7. The robot according to claim 2, wherein, when the control section sets the portion of the robot where the compressed air is emitted, the control section controls the compressed air emitted from the at least one air emission port conforming to an operation of the body in a predetermined direction if the body is moved, and

wherein, when the control section sets the portion of the robot where the compressed air is emitted, the control section controls the compressed air emitted from the at least one air emission port conforming to an operation of the arm in a different direction if the arm is moved.

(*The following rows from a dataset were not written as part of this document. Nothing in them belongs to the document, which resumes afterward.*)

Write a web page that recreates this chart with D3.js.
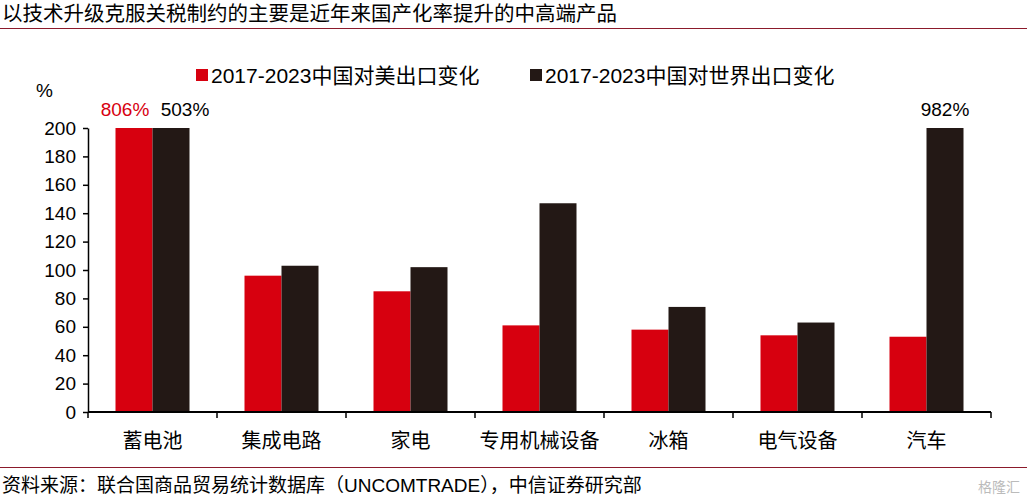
<!DOCTYPE html><html><head><meta charset="utf-8">
<script src="https://cdn.jsdelivr.net/npm/d3@7"></script>
<style>body{margin:0;background:#fff}text{font-family:Arial,"Liberation Sans","Noto Sans CJK SC",sans-serif}</style></head><body>
<svg id="c" width="1027" height="503"></svg>
<script>
const categories=["蓄电池","集成电路","家电","专用机械设备","冰箱","电气设备","汽车"];
const usValues=[806,96,85,61,58,54,53];
const worldValues=[503,103,102,147,74,63,982];
const yTicks=[0,20,40,60,80,100,120,140,160,180,200];
const seriesNames=["2017-2023中国对美出口变化","2017-2023中国对世界出口变化"];
const colors=["#d7000f","#231815"];
const cjk='"Noto Sans CJK SC",sans-serif';
const svg=d3.select("#c");
svg.append("text").attr("x",2).attr("y",21).attr("font-size",20.5).attr("font-family",cjk).text("以技术升级克服关税制约的主要是近年来国产化率提升的中高端产品");
svg.append("line").attr("x1",0).attr("x2",1027).attr("y1",28.5).attr("y2",28.5).attr("stroke","#8b1a2b").attr("stroke-width",1);
svg.append("line").attr("x1",0).attr("x2",1027).attr("y1",467.5).attr("y2",467.5).attr("stroke","#8b1a2b").attr("stroke-width",1);
svg.append("text").attr("x",2).attr("y",492).attr("font-size",19).attr("font-family",cjk).text("资料来源：联合国商品贸易统计数据库（UNCOMTRADE），中信证券研究部");
svg.append("text").attr("x",1020).attr("y",492).attr("text-anchor","end").attr("font-size",14).attr("fill","#bbb").attr("font-family",cjk).text("格隆汇");
const x=d3.scaleBand().domain(categories).range([88,991]);
const y=d3.scaleLinear().domain([0,200]).range([412,128]);
const bw=37;
const g=svg.append("g");
[usValues,worldValues].forEach((vals,si)=>{
  g.selectAll(null).data(categories).enter().append("rect")
   .attr("x",d=>x(d)+x.bandwidth()/2-bw+si*bw).attr("width",bw)
   .attr("y",(d,i)=>y(Math.min(vals[i],200))).attr("height",(d,i)=>412-y(Math.min(vals[i],200)))
   .attr("fill",colors[si]);
  g.selectAll(null).data(categories.filter((d,i)=>vals[i]>200)).enter().append("text")
   .attr("x",d=>x(d)+x.bandwidth()/2-bw/2+si*bw+(si===0&&categories.indexOf(d)===0?-9:(categories.indexOf(d)===0?14:0)))
   .attr("y",116).attr("text-anchor","middle").attr("font-size",19).attr("fill",si===0?colors[0]:"#000")
   .text(d=>vals[categories.indexOf(d)]+"%");
});
const ya=svg.append("g").attr("transform","translate(88,0)").call(d3.axisLeft(y).tickValues(yTicks).tickSize(5).tickSizeOuter(0));
ya.selectAll("text").attr("font-size",19).attr("fill","#000").attr("dx","-4");
ya.selectAll("line,path").attr("stroke","#000").attr("stroke-width",1.5);
const xa=svg.append("g").attr("transform","translate(0,412)");
xa.append("line").attr("x1",88).attr("x2",991).attr("stroke","#000").attr("stroke-width",2);
xa.selectAll(null).data(d3.range(categories.length+1)).enter().append("line")
 .attr("x1",i=>88+i*x.step()).attr("x2",i=>88+i*x.step()).attr("y1",0).attr("y2",6).attr("stroke","#000").attr("stroke-width",1.5);
xa.selectAll(null).data(categories).enter().append("text").attr("x",d=>x(d)+x.bandwidth()/2).attr("y",36)
 .attr("text-anchor","middle").attr("font-size",20).attr("font-family",cjk).text(d=>d);
svg.append("text").attr("x",36).attr("y",97).attr("font-size",19).text("%");
const lg=svg.append("g");
[[196,seriesNames[0]],[530,seriesNames[1]]].forEach(([lx,t],i)=>{
  lg.append("rect").attr("x",lx).attr("y",69).attr("width",12).attr("height",12).attr("fill",colors[i]);
  lg.append("text").attr("x",lx+15).attr("y",83).attr("font-size",21).attr("font-family",'Arial,"Noto Sans CJK SC",sans-serif').text(t);
});
</script></body></html>
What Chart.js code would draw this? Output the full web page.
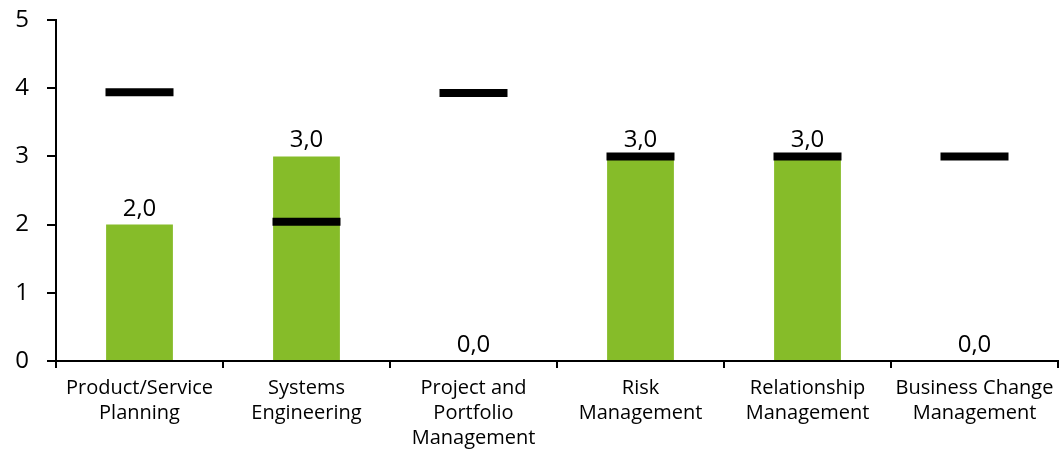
<!DOCTYPE html>
<html>
<head>
<meta charset="utf-8">
<script src="https://cdn.jsdelivr.net/npm/chart.js@4"></script>
<style>
  html, body { margin: 0; padding: 0; background: #fff; }
  #wrap { width: 1059px; height: 452px; position: relative; }
</style>
</head>
<body>
<div id="wrap"><canvas id="chart"></canvas></div>
<script>
// 데이터
const categories = [
  ["Product/Service", "Planning"],
  ["Systems", "Engineering"],
  ["Project and", "Portfolio", "Management"],
  ["Risk", "Management"],
  ["Relationship", "Management"],
  ["Business Change", "Management"]
];
const actualValues = [2.0, 3.0, 0.0, 3.0, 3.0, 0.0];
const targetValues = [3.94, 2.04, 3.93, 3.0, 3.0, 3.0];
const yTicks = [0, 1, 2, 3, 4, 5];

const FONT = "'Open Sans', 'DejaVu Sans', sans-serif";

// 막대 위 값 표시
const valueLabels = {
  id: 'valueLabels',
  afterDatasetsDraw(chart) {
    const ctx = chart.ctx;
    const meta = chart.getDatasetMeta(1);
    ctx.save();
    ctx.font = "24px " + FONT;
    ctx.fillStyle = "#000";
    ctx.textAlign = "center";
    ctx.textBaseline = "alphabetic";
    meta.data.forEach((bar, i) => {
      const txt = actualValues[i].toFixed(1).replace('.', ',');
      ctx.fillText(txt, bar.x, bar.y - 9);
    });
    ctx.restore();
  }
};

const ctx = document.getElementById('chart').getContext('2d');
new Chart(ctx, {
  data: {
    labels: categories,
    datasets: [
      {
        type: 'line',
        label: 'Target',
        data: targetValues,
        showLine: false,
        pointStyle: 'line',
        pointRadius: 34,
        pointHoverRadius: 34,
        borderColor: '#000',
        borderWidth: 8,
        order: 0
      },
      {
        type: 'bar',
        label: 'Actual',
        data: actualValues,
        backgroundColor: '#86bc29',
        barPercentage: 0.4,
        categoryPercentage: 1.0,
        order: 1
      }
    ]
  },
  options: {
    responsive: true,
    maintainAspectRatio: false,
    animation: false,
    layout: { autoPadding: false, padding: { top: 20, right: 1, left: 0, bottom: 0 } },
    plugins: {
      legend: { display: false },
      tooltip: { enabled: false }
    },
    scales: {
      x: {
        offset: true,
        grid: {
          offset: true,
          drawOnChartArea: false,
          drawTicks: true,
          tickLength: 7,
          color: '#000',
          lineWidth: 2
        },
        border: { color: '#000', width: 2 },
        ticks: {
          color: '#000',
          font: { size: 20, family: FONT, lineHeight: 1.25 },
          padding: 8,
          maxRotation: 0,
          autoSkip: false
        },
        afterFit(scale) {
          scale.height = 91;
          scale.paddingLeft = 0;
          scale.paddingRight = 0;
        }
      },
      y: {
        min: 0,
        max: 5,
        afterBuildTicks(scale) { scale.ticks = yTicks.map(v => ({ value: v })); },
        grid: {
          drawOnChartArea: false,
          drawTicks: true,
          tickLength: 9,
          color: '#000',
          lineWidth: 2
        },
        border: { color: '#000', width: 2 },
        ticks: {
          color: '#000',
          font: { size: 24, family: FONT },
          padding: 18
        },
        afterFit(scale) {
          scale.width = 56;
          scale.paddingTop = 0;
          scale.paddingBottom = 0;
        }
      }
    }
  },
  plugins: [valueLabels]
});
</script>
</body>
</html>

8. The robot according to claim 2, wherein, when the control section sets the direction where the compressed air is emitted, the control section controls the compressed air emitted from the at least one air emission port formed in the surface of the body, in a predetermined direction, and

wherein, when the control section sets the direction where the compressed air is emitted, the control section calculates, based on an operation of the arm, a first direction conforming to a direction in which the arm is moved and controls the compressed air emitted from the at least one air emission port formed in the surface of the arm in the first direction.

9. The robot according to claim 2, wherein, when either one of the body and the arm is operated, the control section emits the compressed air from the at least one air emission port in the surface of either one of the body and the arm at air emission speed or in an amount of air emission proportional to speed of movement of either one of the body and the arm.

10. The robot according to claim 2, wherein, when either one of the body and the arms is operated, the control section emits the compressed air from at least one air emission port in either one of the surface of body and the surface of arm at air emission speed or in an amount of air emission proportional to a remaining distance to an operation target position of either one of the body and the arm.

11. The robot according to claim 9, wherein the compressed air is controlled by the control section so as to be intermittently emitted, at a frequency proportional to the speed of movement or the remaining travel distance, from the at least one air emission port in either one of the surface of body and the surface of arm.

12. The robot according to claim 10, wherein the compressed air is controlled by the control section so as to be intermittently emitted, at a frequency proportional to the speed of movement or the remaining travel distance, from the at least one air emission port in either one of the surface of body and the surface of arm.

13. The robot according to claim 1, wherein the compressed air is supplied from the container to the at least one air emission port through an electromagnetic valve.

14. The robot according to claim 1, wherein the at least one air emission port is formed in at least a front face of the body, a back face of the body, a right face of the body, and a left face of the body and an upper arm face of the arm and a forearm face of the arm.

15. The robot according to claim 11, wherein the control section comprises:

an operation trajectory generation section configured to calculate an operation trajectory of the robot;

a calculating section configured to calculate the portion of the robot where the compressed air is emitted, a direction where the compressed air is emitted, and timing when the compressed air is emitted; and

an electromagnetic control section configured to control the electromagnetic valve.

16. A robot comprising:

a body;

a arm attached to the body;

a container storing compressed air;

at least one air emission port formed in at least one of a surface of body and a surface of arm;

a pipe network connecting the container to the at least one air emission port;

a bumper formed on at least one of the surface of body and the surface of arm and inflatable by accumulating the compressed air emitted from the at least one air emission; and

a control section configured to control the body, the arm, and emission of air, and capable of inflating the bumper when the robot starts operation.